When should a mediator switch from non-directive to directive style?
Switch to a directive style when the conversation stalls, when one party dominates unfairly, or when emotions escalate beyond productive dialogue. If parties cannot generate their own options after sufficient time, a mediator must step in with structure. Waiting too long to shift can collapse the session entirely.
How do you balance directive and non-directive mediation in one session?
Balance comes from reading the room continuously and shifting your approach based on what each moment needs. Begin with a structured, directive opening to establish safety. Move to non-directive facilitation once parties are talking. Return to directive techniques when impasse or imbalance appears.
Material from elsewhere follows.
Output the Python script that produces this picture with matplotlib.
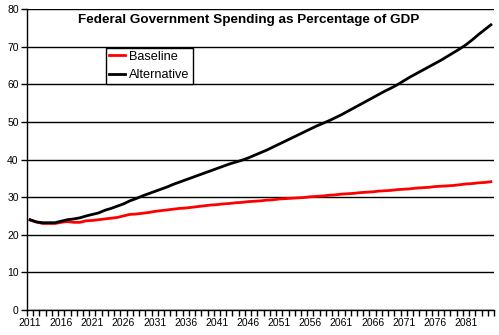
import numpy as np
import matplotlib.pyplot as plt
from matplotlib.ticker import MultipleLocator

plt.rcParams['font.family'] = ['Liberation Sans', 'DejaVu Sans']

years = np.arange(2011, 2086)

baseline = [
    23.9, 23.4, 23.0, 23.0, 23.0, 23.3, 23.5, 23.3, 23.3, 23.7,
    23.8, 24.0, 24.2, 24.4, 24.6, 25.0, 25.4, 25.5, 25.7, 25.9,
    26.2, 26.4, 26.6, 26.8, 27.0, 27.1, 27.3, 27.5, 27.7, 27.9,
    28.0, 28.2, 28.3, 28.5, 28.6, 28.8, 28.9, 29.0, 29.2, 29.3,
    29.5, 29.6, 29.7, 29.8, 29.9, 30.1, 30.2, 30.3, 30.5, 30.6,
    30.8, 30.9, 31.0, 31.2, 31.3, 31.4, 31.6, 31.7, 31.8, 32.0,
    32.1, 32.2, 32.4, 32.5, 32.6, 32.8, 32.9, 33.0, 33.1, 33.3,
    33.5, 33.6, 33.8, 33.9, 34.1,
]

alternative = [
    24.0, 23.4, 23.2, 23.2, 23.2, 23.6, 24.0, 24.2, 24.5, 25.0,
    25.4, 25.8, 26.5, 27.0, 27.6, 28.2, 29.0, 29.6, 30.3, 30.9,
    31.5, 32.1, 32.7, 33.4, 34.0, 34.6, 35.2, 35.8, 36.4, 37.0,
    37.6, 38.2, 38.8, 39.3, 39.8, 40.4, 41.1, 41.8, 42.5, 43.3,
    44.1, 44.9, 45.7, 46.5, 47.3, 48.1, 48.9, 49.6, 50.3, 51.1,
    51.9, 52.8, 53.7, 54.6, 55.5, 56.4, 57.3, 58.2, 59.0, 59.9,
    60.9, 61.9, 62.8, 63.7, 64.6, 65.5, 66.4, 67.4, 68.4, 69.4,
    70.5, 71.8, 73.2, 74.5, 75.8,
]

fig = plt.figure(figsize=(4.99, 3.35), dpi=100)
ax = fig.add_axes([27 / 499, 1 - 310 / 335, 467 / 499, 301 / 335])

ax.plot(years, baseline, color='#ff0000', lw=2, label='Baseline')
ax.plot(years, alternative, color='black', lw=2, label='Alternative')

ax.set_xlim(2010.5, 2085.5)
ax.set_ylim(0, 80)
ax.yaxis.set_major_locator(MultipleLocator(10))
ax.grid(axis='y', color='black', lw=1)
ax.set_axisbelow(True)

# year labels every 5 years, tick marks at category boundaries
ax.set_xticks(np.arange(2011, 2086, 5))
ax.set_xticks(np.arange(2010.5, 2086, 1), minor=True)
ax.tick_params(axis='x', which='major', length=0, pad=6, labelsize=7.5)
ax.tick_params(axis='x', which='minor', length=4, width=1, color='black')
ax.tick_params(axis='y', length=4, width=1, labelsize=7.5, pad=2)

for s in ['top', 'right']:
    ax.spines[s].set_visible(False)
ax.spines['left'].set_linewidth(1)
ax.spines['bottom'].set_linewidth(1)

ax.text(0.474, 0.963, 'Federal Government Spending as Percentage of GDP',
        transform=ax.transAxes, ha='center', va='center',
        fontsize=9.7, fontweight='bold')

leg = ax.legend(loc='upper left', bbox_to_anchor=(78.5 / 467, 1 - 38.5 / 301),
                frameon=True, fancybox=False, fontsize=9.2, handlelength=1.3,
                handletextpad=0.3, borderpad=0.25, labelspacing=0.5,
                borderaxespad=0)
leg.get_frame().set_edgecolor('black')
leg.get_frame().set_linewidth(1)
leg.get_frame().set_alpha(1)

fig.savefig('out.png', dpi=100)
What is the difference between directive and non-directive mediation?
Non-directive mediation keeps the mediator in a neutral, facilitative role: asking questions, reflecting feelings, and letting parties lead. Directive mediation has the mediator actively shaping the process, proposing options, setting limits, and applying structured guidance. Most effective sessions require both approaches used at the right moments.
Can directive mediation skills damage neutrality?
They can, if used carelessly. Using directive techniques to push a particular outcome crosses the line. Using them to manage process, restore balance, or break an impasse preserves neutrality. The distinction is between controlling the conversation and controlling the outcome. One is your job; the other is not.
How do you handle a power imbalance during mediation?
Acknowledge it internally first, then act on it structurally. Use directive techniques to give the quieter party more speaking time. Use private caucus sessions to build their confidence. Reframe dominant language without taking sides. Your goal is not to equalise opinions but to equalise each person's ability to participate fully.